Kim wanted the UNDP to secure funding from the World Bank and Asia Development Bank. The North was in desperate need of the South’s help and experience. Roh, who successfully cooperated with Kim to facilitate the two Koreas’ joint entry to the UN in 1991 and created the inter-Korean Basic Agreement, gladly agreed to help.

South Korean experts surveyed Rajin and Sonbong, created a draft plan and delivered it to the North. Kim Dal-hyon, North Korea’s deputy prime minister, and Ri Song-dae, chairman of the State External Economic Affairs Commission, were the counterparts to the South Korean experts.
Two months later, Kim Dal-hyon visited the South and toured the factories of Samsung Electronics and Daewoo Motors. North Korean leader Kim Il Sung had referred to him as a genius and trusted him to lead a plan to reform and open up the North based on China’s model. “The South has developed so much, but we wasted so much time,” he said. “We don’t have money because we are spending too much on the military.”

In 1993, South Korean President Kim Young-sam invited Dr.
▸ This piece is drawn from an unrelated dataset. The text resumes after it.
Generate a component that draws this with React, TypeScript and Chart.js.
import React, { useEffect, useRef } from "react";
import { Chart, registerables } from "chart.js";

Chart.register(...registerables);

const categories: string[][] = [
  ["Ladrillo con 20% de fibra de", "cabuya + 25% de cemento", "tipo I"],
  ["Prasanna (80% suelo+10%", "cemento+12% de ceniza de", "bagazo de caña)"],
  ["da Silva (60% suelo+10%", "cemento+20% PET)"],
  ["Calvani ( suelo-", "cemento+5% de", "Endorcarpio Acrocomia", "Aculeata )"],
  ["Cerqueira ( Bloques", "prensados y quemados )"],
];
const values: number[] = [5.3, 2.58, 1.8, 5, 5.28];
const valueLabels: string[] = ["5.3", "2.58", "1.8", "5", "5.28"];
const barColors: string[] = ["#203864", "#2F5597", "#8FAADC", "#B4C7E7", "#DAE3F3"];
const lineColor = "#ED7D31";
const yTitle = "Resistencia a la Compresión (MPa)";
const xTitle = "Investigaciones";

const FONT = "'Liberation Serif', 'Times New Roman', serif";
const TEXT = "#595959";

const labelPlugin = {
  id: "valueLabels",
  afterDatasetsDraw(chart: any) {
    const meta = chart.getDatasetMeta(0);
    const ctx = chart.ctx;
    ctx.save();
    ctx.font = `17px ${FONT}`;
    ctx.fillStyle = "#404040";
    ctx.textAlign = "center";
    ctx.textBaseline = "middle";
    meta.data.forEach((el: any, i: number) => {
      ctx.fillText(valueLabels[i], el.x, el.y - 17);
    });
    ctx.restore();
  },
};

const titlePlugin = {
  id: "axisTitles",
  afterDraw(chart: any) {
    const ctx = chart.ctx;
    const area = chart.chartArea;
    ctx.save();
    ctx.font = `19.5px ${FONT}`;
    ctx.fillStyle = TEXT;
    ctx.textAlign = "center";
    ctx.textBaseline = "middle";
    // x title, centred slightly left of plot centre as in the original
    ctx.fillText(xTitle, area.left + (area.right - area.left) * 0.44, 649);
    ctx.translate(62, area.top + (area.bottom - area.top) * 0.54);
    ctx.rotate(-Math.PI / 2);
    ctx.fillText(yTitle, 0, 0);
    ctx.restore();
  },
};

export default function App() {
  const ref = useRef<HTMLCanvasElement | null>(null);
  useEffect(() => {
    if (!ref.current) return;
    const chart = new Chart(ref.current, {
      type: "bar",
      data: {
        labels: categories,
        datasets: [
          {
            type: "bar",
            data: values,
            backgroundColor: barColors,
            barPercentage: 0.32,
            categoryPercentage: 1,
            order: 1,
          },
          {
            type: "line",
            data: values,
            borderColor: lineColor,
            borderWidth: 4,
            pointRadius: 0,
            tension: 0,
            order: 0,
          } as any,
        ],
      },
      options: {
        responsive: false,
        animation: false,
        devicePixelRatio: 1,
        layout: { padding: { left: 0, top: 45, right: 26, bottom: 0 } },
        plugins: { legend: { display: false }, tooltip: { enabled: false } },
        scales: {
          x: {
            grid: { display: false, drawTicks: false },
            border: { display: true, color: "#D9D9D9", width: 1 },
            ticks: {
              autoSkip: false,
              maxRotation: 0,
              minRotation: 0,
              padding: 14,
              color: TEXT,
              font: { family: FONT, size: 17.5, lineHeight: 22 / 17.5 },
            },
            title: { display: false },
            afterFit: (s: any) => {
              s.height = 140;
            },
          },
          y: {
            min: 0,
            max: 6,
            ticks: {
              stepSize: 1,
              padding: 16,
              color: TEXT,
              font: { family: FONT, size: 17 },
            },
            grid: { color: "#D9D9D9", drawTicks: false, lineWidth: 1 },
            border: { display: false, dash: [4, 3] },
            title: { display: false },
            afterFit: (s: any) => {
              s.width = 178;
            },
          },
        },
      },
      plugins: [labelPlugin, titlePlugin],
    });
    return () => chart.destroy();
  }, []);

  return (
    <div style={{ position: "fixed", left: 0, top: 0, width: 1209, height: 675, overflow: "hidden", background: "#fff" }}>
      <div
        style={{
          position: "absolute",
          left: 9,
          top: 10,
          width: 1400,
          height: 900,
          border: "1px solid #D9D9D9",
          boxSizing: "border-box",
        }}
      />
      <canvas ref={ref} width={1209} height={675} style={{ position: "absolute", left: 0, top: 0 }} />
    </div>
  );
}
Yoo to the Blue House and ordered him to create a plan to expand the Basic Agreement between the two Koreas. “Kim Il Sung is a magnate, so we will lose unless we have perfect preparation,” Kim Young-sam told Yoo at the time.

The two Koreas then scheduled an inter-Korean summit on July 25, 1994. The plan, however, fell through after Kim Il Sung suddenly died on July 8.

In his New Year’s address in 2015, North Korean leader Kim Jong-un mentioned his late grandfather’s last handwritten memo, left shortly before his death ahead of the planned inter-Korean summit. A senior South Korean official said this was Kim Jong-un showing his genuine intent to accomplish what his father and grandfather were unable to do. This determination must have been based on the self-awareness that economic development is impossible as long as the North keeps its nuclear weapons.

According to the secret project between the two Koreas in 1992, the South was to create a development blueprint for the North, while the UNDP would endorse it and international organizations would fund it. That arrangement is still valid. Kim Dong-yeon, South Korea’s finance minister, recently said that the World Bank, Asia Development Bank and European Bank for Reconstruction and Development are willing to participate in development if the North reforms and opens up its country. “For the North to receive assistance, it must join the International Monetary Fund first,” he said.

Unless the South helps the North, it has no ability to come up with the funds, estimated at about 124.1 trillion won ($114.4 billion) over the next 30 years, to develop infrastructure such as railways, roads and electricity. Kim Jong-un must see the big picture and trust South Korea and the United States. He must accept complete, verifiable and irreversible denuclearization. A peace treaty and diplomatic relations with the United States will not guarantee the complete regime security that the North wants. That is why the North must join the global economic system.

As we have seen in the case of 1992, the South’s role is irreplaceable. It must be the core of the Moon Jae-in administration’s new economic vision. International development organizations are controlled by the United States. Moon must persuade Trump during their summit meeting in Washington on a blueprint to rebuild the North’s economy, with participation from the world, after the country’s complete denuclearization.